About the role
Join us as we pursue our disruptive new vision to make machine data accessible, usable and valuable to everyone via AI. We are a company filled with people who are passionate about our product and seek to deliver the best experience for our customers. At Splunk, we're committed to our work, customers, having fun and most importantly to each other's success. Learn more about Splunk careers and how you can become a part of our journey!
Role
As the Software Engineer, AI Platform in the Splunk AI Dev Tools team, you will be building services and tools that underlie our AI products and also accelerate our AI developers. This role combines traditional software engineering with modern cloud infrastructure and machine learning technologies. The ideal candidate will help build and maintain scalable AI systems while ensuring robust deployment and operational excellence.
Responsibilities
Design, develop, and maintain AI services in our AI platform that powers all our AI products.
Implement and optimize CI/CD pipelines for machine learning model deployment
Architect and manage cloud infrastructure using Infrastructure as Code principles
Collaborate with ML Engineers and Applied Scientists to build efficient model serving systems
Monitor system performance and implement improvements for scalability
Participate in code reviews and technical documentation
Troubleshoot production issues and implement solutions
Required Qualifications
US Citizenship
Bachelor's degree in Computer Science, Software Engineering, or related field
3+ years of experience in software development using languages such as Python and Golang
Strong experience with cloud platforms (AWS, GCP, or Azure)
Proficiency in containerization technologies (Docker, Kubernetes)
Experience with CI/CD tools (Jenkins, GitLab CI, or similar)
Knowledge of Infrastructure as Code (Terraform, CloudFormation, or similar)
Understanding of RESTful APIs
Knowledge of data storage technologies including cloud object stores (e.g.
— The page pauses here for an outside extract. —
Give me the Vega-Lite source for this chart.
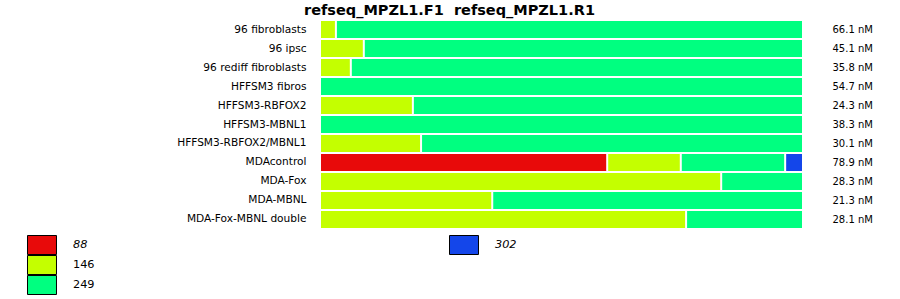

S3), databases (e.g. postgreSQL), vector databases
Knowledge of monitoring and observability tools (Prometheus, Grafana, Splunk)
Experience with version control systems (Git) and collaborative development workflows
Preferred Qualifications
Experience with machine learning frameworks (TensorFlow, PyTorch)
Understanding of ML deployment patterns and model serving
Familiarity with MLOps practices and tools
Experience with automated testing and quality assurance
Knowledge of security best practices in cloud environments
Soft Skills
Strong problem-solving and analytical abilities
Excellent written and verbal communication
Ability to work independently and in a team environment
Strong documentation skills
Proactive approach to identifying and solving problems
Ability to learn and adapt to new technologies quickly